One of the many beautiful things about Comcast is that its customer service team only has the power to create tickets, which are then responded to by dispatch and other departments.  They have no phone numbers (that they can provide anyway) and no way to contact others within Comcast.  Everything they can do resides within a ticket system so the right hand never knows what the left is doing.

I waited, and waited, and waited. At 2 pm I received a call that the technician would arrive in two hours.  Then at 3pm, a very kind and apologetic gentleman showed up, set everything up in five minutes and I had cable television.  To be honest, everyone that has shown up from Comcast has been excellent.  The problem though is that they are always late or never show up at all.  No worries; I did receive a $20 credit for the missed appointment and this case was closed.

Until today, when I received my bill for the upcoming month.  I was double charged for HD service, double charged for a new cable box, triple charged for service taxes and also had a nice $45 installation fee that was added for the five minute job performed two weeks ago.  My cable and internet bill was more than $170 when I expected it to be just over $100, and I’m fighting the good fight yet again.

I have no doubt that tomorrow I will be able to have most of these charges removed from my account, but it irks me to unimaginable levels that I must waste more time dealing with Comcast.  I know and they know there is absolutely nothing I can do to rid myself of Comcast (other than cancel cable and internet, which is not an option for someone who works from home).   Be that as it may, my only option is to forgive and forget and hope that I never have to deal with them again.  I brought this on myself by wanting an additional television so I know I’m partly to blame.

Life is too short to let Comcast get the better of me, so I’ll simply use a few money saving tips to make up for the money lost on this venture.

Published or Updated: September 14, 2011

Comments

  1. Money Beagle says:

    I see some things never change!
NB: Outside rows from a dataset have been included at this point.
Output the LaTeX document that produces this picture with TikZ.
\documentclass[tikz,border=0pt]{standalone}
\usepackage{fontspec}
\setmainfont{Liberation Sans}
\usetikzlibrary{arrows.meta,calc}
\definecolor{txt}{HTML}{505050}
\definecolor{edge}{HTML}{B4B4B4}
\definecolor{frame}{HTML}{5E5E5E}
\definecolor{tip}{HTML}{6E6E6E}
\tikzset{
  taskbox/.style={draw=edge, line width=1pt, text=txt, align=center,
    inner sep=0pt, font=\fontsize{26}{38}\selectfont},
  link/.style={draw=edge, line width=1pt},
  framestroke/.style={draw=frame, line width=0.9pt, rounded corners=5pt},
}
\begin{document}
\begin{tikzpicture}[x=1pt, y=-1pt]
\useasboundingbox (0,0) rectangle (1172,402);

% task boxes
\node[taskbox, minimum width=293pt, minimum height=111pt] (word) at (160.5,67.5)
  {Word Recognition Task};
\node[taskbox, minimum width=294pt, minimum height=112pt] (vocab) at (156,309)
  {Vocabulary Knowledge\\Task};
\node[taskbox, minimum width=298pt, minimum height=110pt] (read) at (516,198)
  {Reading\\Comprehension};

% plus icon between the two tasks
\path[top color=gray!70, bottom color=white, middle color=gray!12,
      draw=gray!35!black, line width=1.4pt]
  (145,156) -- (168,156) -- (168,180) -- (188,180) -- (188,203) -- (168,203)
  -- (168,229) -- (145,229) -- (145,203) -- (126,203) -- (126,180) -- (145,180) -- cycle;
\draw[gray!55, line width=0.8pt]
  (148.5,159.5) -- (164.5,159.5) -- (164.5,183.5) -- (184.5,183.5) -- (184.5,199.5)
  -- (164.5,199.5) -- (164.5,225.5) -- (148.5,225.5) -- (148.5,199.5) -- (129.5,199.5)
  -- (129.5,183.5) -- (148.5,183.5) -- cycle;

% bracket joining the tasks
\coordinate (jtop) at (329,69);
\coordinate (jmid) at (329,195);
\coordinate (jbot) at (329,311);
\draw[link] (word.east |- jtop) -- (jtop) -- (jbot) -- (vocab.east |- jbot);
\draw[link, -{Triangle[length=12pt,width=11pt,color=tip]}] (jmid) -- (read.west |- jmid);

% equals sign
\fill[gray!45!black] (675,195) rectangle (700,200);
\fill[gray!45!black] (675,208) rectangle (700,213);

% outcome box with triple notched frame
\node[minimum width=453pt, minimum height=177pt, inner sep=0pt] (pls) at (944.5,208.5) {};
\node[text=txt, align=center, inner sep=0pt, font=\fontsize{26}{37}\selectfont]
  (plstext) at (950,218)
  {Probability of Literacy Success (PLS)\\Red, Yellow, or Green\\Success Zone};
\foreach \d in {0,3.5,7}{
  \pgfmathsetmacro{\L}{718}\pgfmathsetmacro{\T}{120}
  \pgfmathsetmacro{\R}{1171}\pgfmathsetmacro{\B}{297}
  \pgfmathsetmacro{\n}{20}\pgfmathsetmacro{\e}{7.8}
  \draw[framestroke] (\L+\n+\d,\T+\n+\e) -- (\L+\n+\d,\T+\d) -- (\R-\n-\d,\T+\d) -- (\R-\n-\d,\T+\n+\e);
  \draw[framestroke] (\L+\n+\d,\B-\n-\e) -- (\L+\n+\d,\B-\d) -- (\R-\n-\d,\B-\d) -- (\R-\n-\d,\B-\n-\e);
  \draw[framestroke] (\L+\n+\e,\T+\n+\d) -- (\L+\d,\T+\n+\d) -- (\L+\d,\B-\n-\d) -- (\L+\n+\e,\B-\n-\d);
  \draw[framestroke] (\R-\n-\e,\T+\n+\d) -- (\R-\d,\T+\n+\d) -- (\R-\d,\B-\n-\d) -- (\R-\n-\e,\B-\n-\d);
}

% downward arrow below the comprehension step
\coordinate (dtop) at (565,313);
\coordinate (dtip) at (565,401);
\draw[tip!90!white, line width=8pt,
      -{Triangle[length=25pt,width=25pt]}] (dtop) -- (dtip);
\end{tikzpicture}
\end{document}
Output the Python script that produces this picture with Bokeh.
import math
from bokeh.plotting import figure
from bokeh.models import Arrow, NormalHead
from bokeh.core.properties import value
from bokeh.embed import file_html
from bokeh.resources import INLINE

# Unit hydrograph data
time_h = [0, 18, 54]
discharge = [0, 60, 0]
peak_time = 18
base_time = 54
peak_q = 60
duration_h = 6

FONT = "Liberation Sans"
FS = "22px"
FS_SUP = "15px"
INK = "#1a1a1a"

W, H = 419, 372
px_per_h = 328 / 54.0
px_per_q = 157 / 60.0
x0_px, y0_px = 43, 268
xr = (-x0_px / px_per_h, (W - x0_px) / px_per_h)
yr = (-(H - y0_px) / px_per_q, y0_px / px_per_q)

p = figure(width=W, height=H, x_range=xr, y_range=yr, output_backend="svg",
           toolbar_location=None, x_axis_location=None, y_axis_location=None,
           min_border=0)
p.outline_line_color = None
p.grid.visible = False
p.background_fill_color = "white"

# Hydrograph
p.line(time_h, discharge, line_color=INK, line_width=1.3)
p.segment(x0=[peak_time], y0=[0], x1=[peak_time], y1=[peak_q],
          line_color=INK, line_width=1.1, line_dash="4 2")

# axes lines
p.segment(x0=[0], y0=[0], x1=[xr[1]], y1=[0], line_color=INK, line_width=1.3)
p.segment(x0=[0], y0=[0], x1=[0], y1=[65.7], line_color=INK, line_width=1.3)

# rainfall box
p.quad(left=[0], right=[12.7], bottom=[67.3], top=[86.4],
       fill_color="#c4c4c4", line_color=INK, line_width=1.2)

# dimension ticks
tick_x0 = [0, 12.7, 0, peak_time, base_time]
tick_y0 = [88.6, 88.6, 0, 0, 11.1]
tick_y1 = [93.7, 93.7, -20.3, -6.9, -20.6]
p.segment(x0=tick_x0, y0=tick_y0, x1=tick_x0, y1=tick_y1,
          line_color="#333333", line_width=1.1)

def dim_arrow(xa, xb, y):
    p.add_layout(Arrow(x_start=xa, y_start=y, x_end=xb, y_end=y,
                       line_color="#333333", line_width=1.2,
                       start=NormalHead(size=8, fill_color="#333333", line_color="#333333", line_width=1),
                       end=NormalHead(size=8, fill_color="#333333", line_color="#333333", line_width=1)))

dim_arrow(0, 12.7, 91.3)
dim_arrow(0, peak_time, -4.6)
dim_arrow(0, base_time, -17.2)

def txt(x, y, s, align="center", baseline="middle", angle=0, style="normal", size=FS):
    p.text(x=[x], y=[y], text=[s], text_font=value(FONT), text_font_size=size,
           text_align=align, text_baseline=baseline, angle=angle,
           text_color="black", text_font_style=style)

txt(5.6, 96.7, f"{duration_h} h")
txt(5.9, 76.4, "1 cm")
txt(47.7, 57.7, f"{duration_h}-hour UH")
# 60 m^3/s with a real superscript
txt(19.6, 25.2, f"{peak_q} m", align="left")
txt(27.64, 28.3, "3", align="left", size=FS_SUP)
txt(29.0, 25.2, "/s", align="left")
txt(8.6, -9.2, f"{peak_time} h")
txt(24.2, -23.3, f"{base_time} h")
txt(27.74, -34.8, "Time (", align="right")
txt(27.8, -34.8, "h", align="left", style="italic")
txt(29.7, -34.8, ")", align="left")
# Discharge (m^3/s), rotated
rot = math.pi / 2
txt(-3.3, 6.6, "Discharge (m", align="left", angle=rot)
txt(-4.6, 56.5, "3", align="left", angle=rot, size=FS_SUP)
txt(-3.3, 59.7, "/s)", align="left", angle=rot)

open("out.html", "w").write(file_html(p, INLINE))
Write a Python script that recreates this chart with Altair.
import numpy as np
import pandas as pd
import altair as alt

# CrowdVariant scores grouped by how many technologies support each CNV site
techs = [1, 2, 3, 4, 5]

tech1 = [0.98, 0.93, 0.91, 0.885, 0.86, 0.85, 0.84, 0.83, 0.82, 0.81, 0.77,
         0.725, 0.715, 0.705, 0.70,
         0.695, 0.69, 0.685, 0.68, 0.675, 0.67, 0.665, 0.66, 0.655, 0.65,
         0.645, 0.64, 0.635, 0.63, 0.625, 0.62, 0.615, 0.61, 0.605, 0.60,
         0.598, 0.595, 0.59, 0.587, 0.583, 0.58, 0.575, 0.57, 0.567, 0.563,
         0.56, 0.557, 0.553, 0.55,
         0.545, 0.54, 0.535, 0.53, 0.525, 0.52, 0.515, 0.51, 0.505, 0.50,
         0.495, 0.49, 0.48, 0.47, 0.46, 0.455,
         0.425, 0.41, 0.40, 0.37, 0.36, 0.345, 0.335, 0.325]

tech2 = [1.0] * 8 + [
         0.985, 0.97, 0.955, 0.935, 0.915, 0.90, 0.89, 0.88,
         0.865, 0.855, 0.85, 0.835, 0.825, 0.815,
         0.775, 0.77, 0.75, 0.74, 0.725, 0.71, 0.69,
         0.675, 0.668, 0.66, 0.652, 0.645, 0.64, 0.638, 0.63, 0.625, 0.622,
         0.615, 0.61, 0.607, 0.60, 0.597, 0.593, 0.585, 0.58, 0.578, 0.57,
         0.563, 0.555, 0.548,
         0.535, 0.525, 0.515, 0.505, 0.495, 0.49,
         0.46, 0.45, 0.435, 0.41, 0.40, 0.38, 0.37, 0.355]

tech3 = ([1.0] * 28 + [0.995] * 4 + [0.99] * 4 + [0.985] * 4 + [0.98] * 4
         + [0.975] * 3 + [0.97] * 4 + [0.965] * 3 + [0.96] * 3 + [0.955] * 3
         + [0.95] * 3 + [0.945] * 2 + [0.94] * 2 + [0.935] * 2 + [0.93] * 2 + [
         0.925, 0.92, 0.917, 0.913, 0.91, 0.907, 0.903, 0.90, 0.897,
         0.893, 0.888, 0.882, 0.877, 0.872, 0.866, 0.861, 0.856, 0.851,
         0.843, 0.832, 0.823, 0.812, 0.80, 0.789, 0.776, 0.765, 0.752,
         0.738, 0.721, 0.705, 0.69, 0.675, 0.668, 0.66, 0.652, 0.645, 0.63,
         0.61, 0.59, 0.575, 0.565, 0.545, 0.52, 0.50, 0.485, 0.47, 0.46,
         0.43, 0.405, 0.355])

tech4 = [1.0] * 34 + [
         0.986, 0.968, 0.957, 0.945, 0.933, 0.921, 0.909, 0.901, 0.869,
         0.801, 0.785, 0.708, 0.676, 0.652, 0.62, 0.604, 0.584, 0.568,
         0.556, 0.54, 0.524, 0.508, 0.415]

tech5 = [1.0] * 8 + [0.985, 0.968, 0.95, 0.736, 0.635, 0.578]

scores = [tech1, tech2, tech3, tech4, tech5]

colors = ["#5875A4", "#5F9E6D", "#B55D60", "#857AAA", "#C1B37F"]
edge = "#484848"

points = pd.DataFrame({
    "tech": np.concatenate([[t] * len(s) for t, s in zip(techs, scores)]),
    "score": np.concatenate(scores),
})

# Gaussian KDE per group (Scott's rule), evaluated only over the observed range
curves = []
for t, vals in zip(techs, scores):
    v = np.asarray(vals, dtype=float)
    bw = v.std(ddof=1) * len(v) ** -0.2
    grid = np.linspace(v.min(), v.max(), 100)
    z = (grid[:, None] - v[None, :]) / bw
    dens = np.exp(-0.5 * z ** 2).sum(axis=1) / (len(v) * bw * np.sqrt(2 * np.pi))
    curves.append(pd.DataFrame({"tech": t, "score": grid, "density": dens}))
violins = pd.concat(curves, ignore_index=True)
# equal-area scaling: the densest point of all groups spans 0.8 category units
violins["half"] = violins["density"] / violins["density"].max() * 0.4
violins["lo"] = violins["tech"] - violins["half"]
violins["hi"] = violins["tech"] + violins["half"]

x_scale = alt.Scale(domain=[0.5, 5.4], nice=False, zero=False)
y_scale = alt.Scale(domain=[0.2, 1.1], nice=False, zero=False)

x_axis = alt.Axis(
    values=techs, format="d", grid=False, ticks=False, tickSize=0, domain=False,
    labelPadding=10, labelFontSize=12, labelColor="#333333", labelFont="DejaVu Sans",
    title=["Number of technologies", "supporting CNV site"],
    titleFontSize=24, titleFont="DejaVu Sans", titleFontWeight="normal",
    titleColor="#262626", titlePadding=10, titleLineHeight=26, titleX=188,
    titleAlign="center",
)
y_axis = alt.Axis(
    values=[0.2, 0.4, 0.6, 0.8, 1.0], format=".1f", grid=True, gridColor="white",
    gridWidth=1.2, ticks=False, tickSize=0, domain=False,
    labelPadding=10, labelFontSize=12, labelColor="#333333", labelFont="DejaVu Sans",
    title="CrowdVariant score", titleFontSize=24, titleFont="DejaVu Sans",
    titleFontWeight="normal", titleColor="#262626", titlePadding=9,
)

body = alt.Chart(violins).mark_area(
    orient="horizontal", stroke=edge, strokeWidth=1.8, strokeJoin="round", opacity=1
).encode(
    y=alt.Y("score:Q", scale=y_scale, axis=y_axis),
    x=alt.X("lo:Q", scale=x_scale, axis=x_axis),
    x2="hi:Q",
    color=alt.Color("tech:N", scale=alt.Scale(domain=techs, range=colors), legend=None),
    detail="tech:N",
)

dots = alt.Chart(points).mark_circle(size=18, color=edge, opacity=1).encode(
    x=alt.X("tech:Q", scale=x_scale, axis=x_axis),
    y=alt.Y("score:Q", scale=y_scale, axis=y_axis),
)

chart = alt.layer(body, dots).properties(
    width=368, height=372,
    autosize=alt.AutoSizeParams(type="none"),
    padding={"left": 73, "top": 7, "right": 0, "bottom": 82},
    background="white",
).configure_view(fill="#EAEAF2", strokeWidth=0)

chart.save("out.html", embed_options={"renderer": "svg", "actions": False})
Almost ten years ago, I fired Comcast. My cable modem went out. They told me it would take five days to fix it. I waited. They came, fixed it, or so I thought. A few hours later it went out again. When I called back they told me it would be another five days, not caring in the slightest that they had already been out. I cancelled instead and have not regretted it for a second!

  2. Evan says:

    It is not just Comcast it seems to be any large cable provider with a monopoly over a city. What I don’t understand is how the sat companies haven’t figured out a way for townhouses and some condo units with window access to receive their service!

  3. jim says:

    The thing is that I don’t think other TV providers are really any better. Mediocre service seems to be the status quo for the industry. So even if you don’t have a monopoly your choice is between 2-3 different cable /satellite companies who are all pretty bad at support.

  4. ComcastMark says:
    • Michael says:

      Mark

      Someone from Comcast left this very same comment on the last Comcast article I wrote and I actually decided to provide my info.

      Guess what happened … nothing!

  5. Poor customer service is to be expected from a monopoly. It is only through competition that prices and service start to improve. Creative destruction is a good thing.

    • jim says:

      I don’t think monopoly = bad service and competition = good service.

      I can see the logic and sometimes thats exactly what happens but it really isn’t set in stone as a cause and effect thing.

      The service that I get from my local garbage company, water utility, police station, and the USPS has been great in my experience. They are all monopolies. Where I live Comcast is not a monopoly and I have 4 choices for TV between Verizon, Comcast and the satellite providers yet Comcasts service is poor.

      Since the satellite companies came on the scene you could argue that its been a long time since a cable company has any kind of real monopoly since satellite companies compete nation wide.